Monday, January 16, 2017

Practicing the Figurative


After being snow-bound for several days, I decided to try a quick run on a number of studies of faces and people in the landscape, using old photos as reference.  This old Salt above had a haunted look in his eyes, and an odd disconnect between hair color and beard color.  Once the oil dries I need to go back in and work on the beard some more, but the blue was getting into the white in a way I didn't like, so I will wait.  I hope that readers of this blog understand that I post photos of work that is not yet quite finished; that may not be the proper etiquette, but I tend to paint in a flurry, take a snapshot, and then think about correcting small things in the paintings over the next few days.  But when I push myself to post something, I just grab whichever photos are at hand.  My purpose in posting is to share my efforts as I push myself to produce and practice.  Maybe one day I'll post only things I think are worthy of sales, but I haven't arrived there yet.


There is something about the people in the mid 19th century, something more honest and direct in their actions at work that makes them more interesting to me for painting.  Maybe it's that in our time people pose more than then (though the rigid poses for formal portraits gives the lie to that argument.)  Maybe it's that they remind me of people in impressionist paintings I like.  Whatever the reason, I find it more fun to paint them, even though the colors have to be invented.


All these were done in a few hours at the easel whipping them out, not going for paintings to hang, but for practice at working with the face and form in the field, as it were.  The next one was a small color study because I thought it might make for a larger painting, but I am unconvinced at this point.

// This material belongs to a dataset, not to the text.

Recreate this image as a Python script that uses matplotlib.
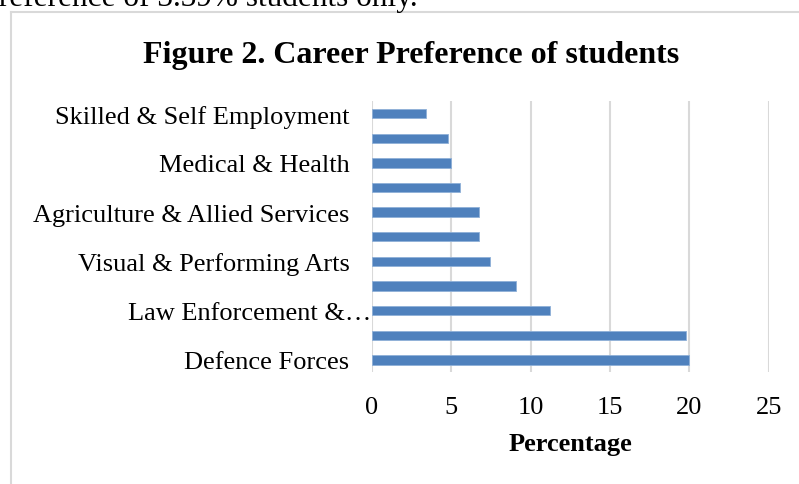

There is something definitely romantic about that era of hay-gathering.  I grew up around haying every summer of my youth, but it was done with machines spitting out bales.  My grandparents had not long before then left behind the horse-drawn wagon with the hay forked onto it by hand, and there are old photos of them standing proudly by their loaded wagons, but it was nothing I ever saw first hand.  


And then at last, here is what it really looks like outside right now.  I've been working on a couple of snow scenes, but I'm not pleased with the results.







Monday, January 9, 2017

Winter Indoors

Copy of a Pissarro, 12x16 oil

While the snow has covered the ground and excited my eyeballs and mind for painting it, the temperature has been too cold for comfort, and so I fulfill my need for a snow painting by copying a Pissarro I have long admired.  The above represents an effort of three or four hours, and I need to go back over it and make some improvements, but the mood is there, and the style is relaxed and playful in Pissarro's way.  The name of the painting might be "The Road from Versalles to Saint Germain at Louveciennes", but many of his paintings are named something very similar.  I have seen two versions of this painting cropped in different ways, so the original may be either wider than I have shown, or larger overall.

And then there is a recent piece from a walk with the dog on Oswego Creek, a recent source of inspiration for me.  It is peaceful up along the creek, and the mood changes so much through the seasons that I don't think this well will run dry anytime soon.




Saturday, December 31, 2016

Last Chance For 2016


I don't know why Apple keeps messing with things when they force upgrades, but I find they have ruined my ability to try to fine tune the color in photos, giving me fewer choices, dumbing me down.  This painting of the Willamette is much more blue than the blue-green that shows up here, and it was a major element in why I wanted to paint this, so it's disappointing that it doesn't show that way.  In searching for the right blue, I decided to try mixing Prussian blue with Manganese blue, and it really was just what I was after.  That's a combination I may want to hang onto.


On a recent morning walk up Oswego Creek, I came across a Great Blue Heron taking a peaceful break.  The dog wanted to lunge across the stream and give chase, but I held her back and finally the heron decide we were just too annoying, so it spread its huge wings and relocated downstream a bit.